Lemon-Basil Ricotta Crostini over Mixed Greens with Roasted Red Peppers
- Prep Time 0:25
- Cook Time 0:10
- Estimated Cost $10.00
- 6 Comments
This easy starter salad is a sophisticated yet incredibly simple way to begin a dinner. Creamy ricotta and refreshing basil and lemon cleanse the palate and prepare diners for the next course.
- 6 cups mixed greens $4
- 1 small baguette, sliced into 1/4"-thick slices $1.50
- 1 10-oz. jar roasted red peppers, drained and sliced into thin strips $1.50
- 1/2 cup ricotta cheese $3 for 10 oz.
- 1 small bunch basil, finely chopped $1
- zest and juice of 1/2 lemon $0.50
- salt and pepper to taste Pantry
- olive oil Pantry
- balsamic vinegar Pantry
Recipe Serves 4-6
- Preheat oven to 400 degrees F. Drizzle about 2 tbsp olive oil over bread slices, making sure to coat both sides. Arrange on a baking sheet and bake 8-10 minutes on each side, or until light brown and crisp.

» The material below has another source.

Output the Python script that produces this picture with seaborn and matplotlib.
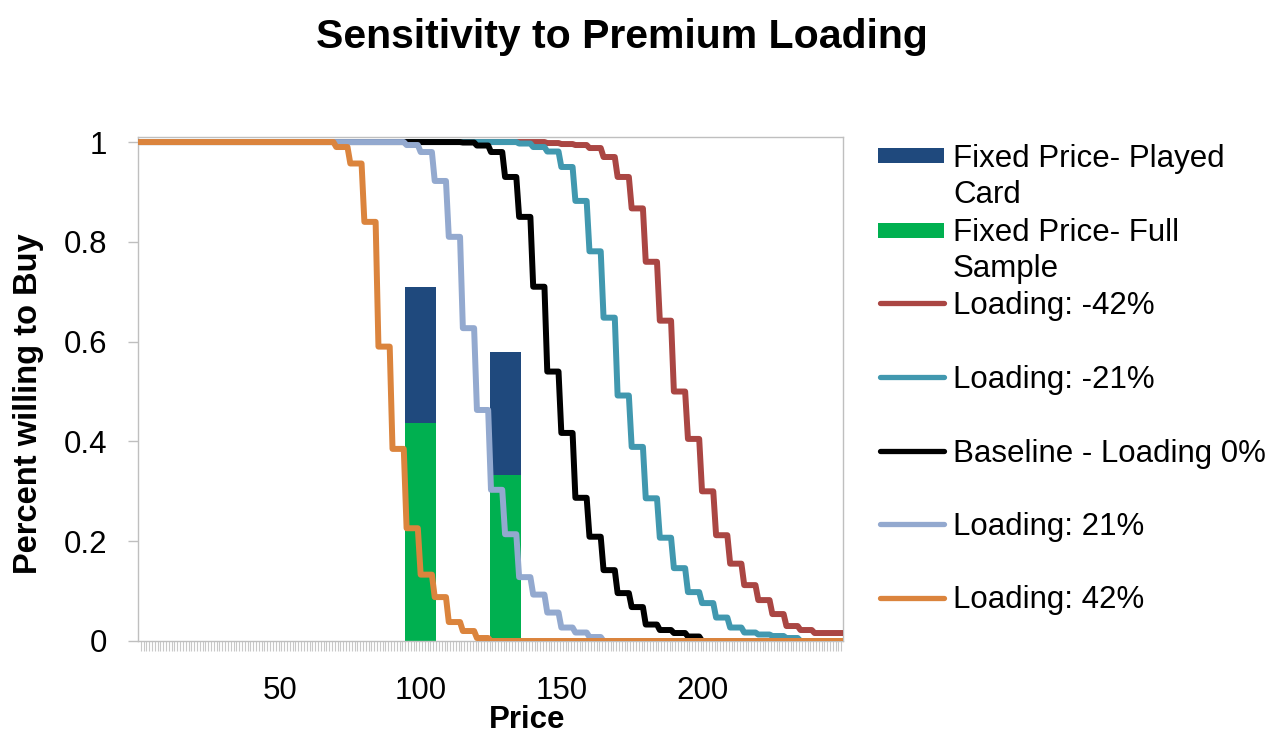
import numpy as np
import pandas as pd
import matplotlib
matplotlib.use("Agg")
import matplotlib.pyplot as plt
from matplotlib.lines import Line2D
from matplotlib.patches import Rectangle
import seaborn as sns

# ---------------- data ----------------
# Each curve is a step function of price; one value per 5-unit price block
# (blocks start at 0, 5, 10, ..., 250).
block_start = list(range(0, 251, 5))

loading_m42 = [1.0] * 29 + [0.998, 0.996, 0.994, 0.988, 0.970, 0.930, 0.867, 0.760,
                            0.642, 0.500, 0.405, 0.300, 0.212, 0.155, 0.112, 0.082,
                            0.054, 0.030, 0.022, 0.016, 0.016, 0.016]
loading_m21 = [1.0] * 27 + [0.997, 0.990, 0.981, 0.950, 0.882, 0.781, 0.648, 0.492,
                            0.389, 0.286, 0.207, 0.146, 0.098, 0.076, 0.047, 0.027,
                            0.017, 0.013, 0.010, 0.006] + [0.0] * 4
baseline_0 = [1.0] * 23 + [0.999, 0.993, 0.980, 0.930, 0.850, 0.710, 0.540, 0.417,
                           0.287, 0.209, 0.142, 0.096, 0.068, 0.033, 0.022, 0.016,
                           0.009] + [0.0] * 11
loading_p21 = [1.0] * 19 + [0.994, 0.980, 0.922, 0.810, 0.627, 0.463, 0.303, 0.214,
                            0.128, 0.093, 0.057, 0.027, 0.017, 0.008] + [0.0] * 18
loading_p42 = [1.0] * 14 + [0.990, 0.957, 0.840, 0.590, 0.385, 0.226, 0.133, 0.088,
                            0.038, 0.020, 0.006] + [0.0] * 26

series_names = ["Loading: -42%", "Loading: -21%", "Baseline - Loading 0%",
                "Loading: 21%", "Loading: 42%"]
series_colors = ["#AA4643", "#4198AF", "#000000", "#93A9CF", "#DB843D"]

bar_price = [100, 130]
played_card = [0.71, 0.58]
full_sample = [0.437, 0.333]
bar_names = ["Fixed Price- Played\nCard", "Fixed Price- Full\nSample"]
bar_colors = ["#1F497D", "#00B050"]

x_ticks = [50, 100, 150, 200]
y_ticks = [0, 0.2, 0.4, 0.6, 0.8, 1]
y_ticklabels = ["0", "0.2", "0.4", "0.6", "0.8", "1"]

# ---------------- long table ----------------
prices = np.arange(0, 251)
rows = []
for name, vals in zip(series_names, [loading_m42, loading_m21, baseline_0,
                                     loading_p21, loading_p42]):
    v = np.asarray(vals)[prices // 5]
    rows.append(pd.DataFrame({"Price": prices, "Value": v, "Series": name}))
df = pd.concat(rows, ignore_index=True)

# ---------------- figure ----------------
sns.set_style("white")
plt.rcParams["font.family"] = ["Liberation Sans", "DejaVu Sans"]

W, H = 1270, 735
fig = plt.figure(figsize=(W / 100, H / 100), dpi=100)


def fx(x):
    return x / W


def fy(y):
    return 1 - y / H


ax_l, ax_r, ax_t, ax_b = 138.3, 842.7, 137.3, 641.0
ax = fig.add_axes([fx(ax_l), fy(ax_b), (ax_r - ax_l) / W, (ax_b - ax_t) / H])

LW = 4.3

# bars (behind lines)
ax.bar(bar_price, played_card, width=11, color=bar_colors[0], zorder=1, linewidth=0)
ax.bar(bar_price, full_sample, width=11, color=bar_colors[1], zorder=1.1, linewidth=0)

sns.lineplot(data=df, x="Price", y="Value", hue="Series", hue_order=series_names,
             palette=dict(zip(series_names, series_colors)), linewidth=LW,
             estimator=None, errorbar=None, legend=False, ax=ax, zorder=3,
             solid_joinstyle="round", solid_capstyle="round")

ax.set_xlim(-0.35, 250)
ax.set_ylim(0, 1.0095)
ax.set_xlabel("")
ax.set_ylabel("")

ax.set_xticks(x_ticks)
ax.set_xticklabels([str(t) for t in x_ticks])
ax.set_xticks(np.arange(0.5, 250, 1), minor=True)
ax.set_yticks(y_ticks)
ax.set_yticklabels(y_ticklabels)

ax.tick_params(axis="x", which="major", bottom=True, length=0, pad=25.5,
               labelsize=22.5, labelcolor="black")
ax.tick_params(axis="x", which="minor", bottom=True, length=7.2, width=0.8,
               color="#C8C8C8", direction="out")
ax.tick_params(axis="y", which="major", left=True, length=7.2, width=1,
               color="#BFBFBF", direction="out", pad=15, labelsize=22.5,
               labelcolor="black")

for sp in ax.spines.values():
    sp.set_visible(True)
    sp.set_color("#BFBFBF")
    sp.set_linewidth(1.0)

# titles and axis labels
fig.text(fx(622), fy(48), "Sensitivity to Premium Loading", ha="center",
         va="baseline", fontsize=29.5, fontweight="bold", color="black")
fig.text(fx(29), fy(404), "Percent willing to Buy", ha="center", va="center",
         rotation=90, fontsize=23.5, fontweight="bold", color="black")
fig.text(fx(527), fy(728), "Price", ha="center", va="baseline",
         fontsize=22.5, fontweight="bold", color="black")

# legend (drawn to match Excel's layout)
text_x = 953
bar_text_baselines = [(166.7, 203.0), (241.0, 277.0)]
bar_patch_y = [148.3, 222.7]
for name, col, (b1, b2), py in zip(bar_names, bar_colors, bar_text_baselines, bar_patch_y):
    l1, l2 = name.split("\n")
    fig.text(fx(text_x), fy(b1), l1, ha="left", va="baseline", fontsize=22.5, color="black")
    fig.text(fx(text_x), fy(b2), l2, ha="left", va="baseline", fontsize=22.5, color="black")
    fig.add_artist(Rectangle((fx(878), fy(py + 15)), 66 / W, 15 / H,
                             transform=fig.transFigure, color=col, lw=0))

line_text_baselines = [314.3, 388.3, 461.7, 535.0, 608.3]
line_handle_y = [303.3, 376.7, 450.7, 524.3, 598.3]
for name, col, tb, ly in zip(series_names, series_colors, line_text_baselines, line_handle_y):
    fig.text(fx(text_x), fy(tb), name, ha="left", va="baseline", fontsize=22.5, color="black")
    fig.add_artist(Line2D([fx(879.5), fx(943.5)], [fy(ly), fy(ly)], transform=fig.transFigure,
                          color=col, linewidth=3.8, solid_capstyle="round"))

fig.savefig("out.png", dpi=100)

- While baguette slices toast, combine ricotta, basil, lemon juice and zest and salt and pepper to taste until well-incorporated. Set aside.
- Toss greens with 2 tbsp each of olive oil and balsamic vinegar.
- To serve, heap a small pile of dressed greens on a salad plate. Smear about 1 tbsp of ricotta mixture on 2-3 baguette slices and top each slice with 1 or 2 pieces of red pepper and a grind of pepper. Top greens with crostini and serve.